The mailers need to recognize that the PRC must be able to regulate at both ends. It can’t just control rates. It must also have the authority to deal effectively with matters of service and infrastructure in ways that protect the interests of not only the mailers but also the country as a whole.
Rather than finding ways to marginalize the PRC when it comes to rates, Congress ought to be looking for ways to increase the role of the PRC. The Commission should be given more authority to compel the Postal Service to comply with the law on rate matters, it should be able to hold the Postal Service accountable for service deficiencies, it should have more power to ensure that the Postal Service conduct its affairs in as transparent a manner as possible, it should have the power to overturn the Postal Service’s decision to close a post office (rather than simply remanding the decision for further consideration), and it should have more power to deal with post office suspensions, relocations, and the preservation of historic post offices. The Postal Service doesn’t need less regulation. It needs more.

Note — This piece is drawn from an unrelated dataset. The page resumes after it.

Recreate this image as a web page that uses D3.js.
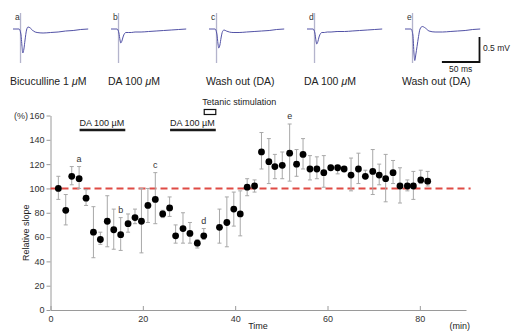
<!DOCTYPE html>
<html><head><meta charset="utf-8">
<script src="https://cdn.jsdelivr.net/npm/d3@7/dist/d3.min.js"></script>
<style>
html,body{margin:0;padding:0;background:#fff;}
svg{display:block;font-family:"Liberation Sans",Arial,Helvetica,sans-serif;}
</style></head>
<body><svg id="c" width="514" height="331"></svg>
<script>
// ---- main chart data ----
const times = [1.7,3.3,4.6,6.2,7.7,9.3,10.8,12.3,13.7,15.2,16.8,18.3,19.7,21.1,22.7,24.3,25.8,27.1,28.7,30.2,31.8,33.2,36.6,38.2,39.7,41.1,42.6,44.2,45.7,47.3,48.6,50.2,51.8,53.3,54.7,56.2,57.7,59.2,60.7,62.2,63.6,65.1,66.7,68.2,69.8,71.2,72.6,74.2,75.7,77.3,78.6,80.2,81.7];
const means = [100,82,110,108,92,64,58,73,66,62,71,76,73,86,91,79,84,61,67,63,55,61,68,72,83,79,101,102,130,122,118,119,129,120,128,116,116,113,117,117,116,111,116,110,114,111,108,113,102,102,102,107,106];
const upper = [110,95,118,118,99,85,64,94,83,76,79,83,100,100,113,82,93,70,80,72,58,67,83,93,97,98,108,107,146,141,128,130,153,132,141,127,126,127,119,118,118,125,129,115,132,120,128,123,117,107,114,115,114];
const lower = [91,70,103,100,86,43,54,52,50,49,64,71,47,72,71,76,77,55,55,55,51,58,55,52,69,61,94,97,116,104,108,108,106,110,116,107,108,101,115,112,115,98,104,110,95,103,89,104,88,98,91,104,102];
const pointLabels = [{i:3,t:"a"},{i:9,t:"b"},{i:14,t:"c"},{i:21,t:"d"},{i:32,t:"e"}];
const xTicks = [0,20,40,60,80];
const yTicks = [0,20,40,60,80,100,120,140,160];
const baseline = 100;
const drugBars = [{from:6.3,to:16.2,label:"DA 100 \u00b5M"},{from:25.9,to:35.8,label:"DA 100 \u00b5M"}];
const tetanic = {from:33.3,to:35.8,label:"Tetanic stimulation"};

// ---- trace data (ms, mV relative to baseline) ----
const traceMs = [0,8,10.5,12,13,14.5,16,18,20,23,27,32,40,50,60,70,80,90,100];
const traceA = [0,0,-0.1,-0.35,-0.48,-0.4,-0.22,-0.02,0.04,0.02,-0.04,-0.07,-0.08,-0.07,-0.06,-0.04,-0.03,-0.01,0];
const traceB = [0,0,-0.08,-0.22,-0.28,-0.24,-0.16,-0.09,-0.07,-0.07,-0.07,-0.06,-0.06,-0.05,-0.04,-0.03,-0.02,-0.01,0];
const traceC = [0,0,-0.1,-0.3,-0.38,-0.32,-0.18,-0.05,-0.02,-0.04,-0.06,-0.07,-0.07,-0.06,-0.05,-0.04,-0.03,-0.01,0];
const traceD = [0,0,-0.08,-0.24,-0.3,-0.25,-0.16,-0.09,-0.07,-0.07,-0.06,-0.06,-0.05,-0.05,-0.04,-0.03,-0.02,-0.01,0];
const traceE = [0,0,-0.12,-0.5,-0.63,-0.5,-0.35,-0.15,0.0,0.05,0.02,-0.04,-0.06,-0.06,-0.05,-0.04,-0.03,-0.01,0];
const traceLetters = ["a","b","c","d","e"];
const traceCaptions = ["Bicuculline 1 \u03bcM","DA 100 \u03bcM","Wash out (DA)","DA 100 \u03bcM","Wash out (DA)"];
const stimMs = 10;
const scaleBarMs = 50, scaleBarMv = 0.5;

const svg = d3.select("#c");
const font = '"Liberation Sans",Arial,Helvetica,sans-serif';

// ---- traces panel ----
const traceX = d3.scaleLinear().domain([0,100]).range([0,75.2]);
const traceY = d3.scaleLinear().domain([-1,0]).range([79,29]); // 50 px per mV
const traceStarts = [13,111,209,307,405];
const traces = [traceA,traceB,traceC,traceD,traceE];
const line = d3.line().x(d=>traceX(d[0])).y(d=>traceY(d[1])).curve(d3.curveMonotoneX);
traces.forEach((tr,k)=>{
  const g = svg.append("g").attr("transform",`translate(${traceStarts[k]},0)`);
  g.append("line").attr("x1",traceX(stimMs)).attr("x2",traceX(stimMs))
    .attr("y1",13).attr("y2",63).attr("stroke","#b4b4cc").attr("stroke-width",1.3);
  g.append("path").attr("d",line(traceMs.map((m,i)=>[m,tr[i]])))
    .attr("fill","none").attr("stroke","#5252a6").attr("stroke-width",1);
  g.append("text").attr("x",2).attr("y",20).attr("font-size",8.5).attr("fill","#333").text(traceLetters[k]);
  const cap = traceCaptions[k];
  const t = g.append("text").attr("x",-3).attr("y",85).attr("font-size",10.5).attr("fill","#222");
  const idx = cap.indexOf("\u03bc");
  t.append("tspan").text(cap.slice(0,idx>=0?idx:cap.length));
  if(idx>=0){ t.append("tspan").attr("font-style","italic").text("\u03bc"); t.append("tspan").text(cap.slice(idx+1)); }
});
// scale bar
const sbX1 = 479.5, sbY = 62;
const sbW = traceX(scaleBarMs)-traceX(0);
const sbH = traceY(0)-traceY(scaleBarMv);
svg.append("path").attr("d",`M${sbX1-sbW},${sbY} H${sbX1} V${sbY-sbH}`)
  .attr("fill","none").attr("stroke","#111").attr("stroke-width",1.8);
svg.append("text").attr("x",483).attr("y",51).attr("font-size",8.5).attr("fill","#222").text(scaleBarMv+" mV");
svg.append("text").attr("x",sbX1-sbW/2).attr("y",72).attr("text-anchor","middle").attr("font-size",8.5).attr("fill","#222").text(scaleBarMs+" ms");

// ---- main chart ----
const x = d3.scaleLinear().domain([0,90]).range([50.5,466]);
const y = d3.scaleLinear().domain([0,160]).range([310,115.5]);

const yAxis = svg.append("g").attr("transform","translate(50.5,0)")
  .call(d3.axisLeft(y).tickValues(yTicks).tickSize(4).tickPadding(2).tickSizeOuter(0));
const xAxis = svg.append("g").attr("transform","translate(0,310)")
  .call(d3.axisBottom(x).tickValues(xTicks).tickSize(-4).tickPadding(6).tickSizeOuter(0));
[yAxis,xAxis].forEach(a=>{
  a.selectAll("path,line").attr("stroke","#9a9a9a");
  a.selectAll("text").attr("font-size",9).attr("fill","#333").attr("font-family",font);
});
xAxis.selectAll(".tick text").attr("dy","0.71em").attr("y",6);
svg.append("text").attr("x",28).attr("y",y(160)+3).attr("text-anchor","end").attr("font-size",9).attr("fill","#333").text("(%)");
svg.append("text").attr("transform",`translate(29,${(y(0)+y(160))/2+20}) rotate(-90)`).attr("text-anchor","middle").attr("font-size",9).attr("fill","#222").text("Relative slope");
svg.append("text").attr("x",258).attr("y",329).attr("text-anchor","middle").attr("font-size",9).attr("fill","#222").text("Time");
svg.append("text").attr("x",470).attr("y",329).attr("text-anchor","end").attr("font-size",9).attr("fill","#222").text("(min)");

// baseline
svg.append("line").attr("x1",x(0)).attr("x2",x(91)).attr("y1",y(baseline)).attr("y2",y(baseline))
  .attr("stroke","#df4b45").attr("stroke-width",2).attr("stroke-dasharray","7,4");

// drug bars
drugBars.forEach(b=>{
  svg.append("line").attr("x1",x(b.from)).attr("x2",x(b.to)).attr("y1",130).attr("y2",130)
    .attr("stroke","#1a1a1a").attr("stroke-width",2.5);
  svg.append("text").attr("x",x(b.from)).attr("y",126).attr("font-size",9).attr("fill","#222").text(b.label);
});
svg.append("rect").attr("x",x(tetanic.from)).attr("y",109.5).attr("width",x(tetanic.to)-x(tetanic.from)).attr("height",5)
  .attr("fill","none").attr("stroke","#111").attr("stroke-width",1.2);
svg.append("text").attr("x",x(tetanic.from)-2).attr("y",105).attr("font-size",9).attr("fill","#222").text(tetanic.label);

// error bars
const eb = svg.append("g").attr("stroke","#a8a8a8").attr("stroke-width",1);
times.forEach((t,i)=>{
  const cx = x(t);
  eb.append("line").attr("x1",cx).attr("x2",cx).attr("y1",y(upper[i])).attr("y2",y(lower[i]));
  eb.append("line").attr("x1",cx-2).attr("x2",cx+2).attr("y1",y(upper[i])).attr("y2",y(upper[i]));
  eb.append("line").attr("x1",cx-2).attr("x2",cx+2).attr("y1",y(lower[i])).attr("y2",y(lower[i]));
});
svg.append("g").selectAll("circle").data(times).join("circle")
  .attr("cx",d=>x(d)).attr("cy",(d,i)=>y(means[i])).attr("r",3.4).attr("fill","#000");

pointLabels.forEach(p=>{
  svg.append("text").attr("x",x(times[p.i])).attr("y",y(upper[p.i])-5).attr("text-anchor","middle")
    .attr("font-size",9).attr("fill","#333").text(p.t);
});
</script></body></html>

At the moment, the mailing industry is angry with the Postal Service because of the exigent rate increase, but can anyone doubt that without the presence of a strong and effective regulator, the relationship between the Postal Service and the industry would approach crony capitalism and that the interests of the American public would be reduced to that of bystanders?
Senator Carper’s version of the amendment prevailed, and at the end of the day a very flawed bill was passed out of committee and sent to the floor of the Senate.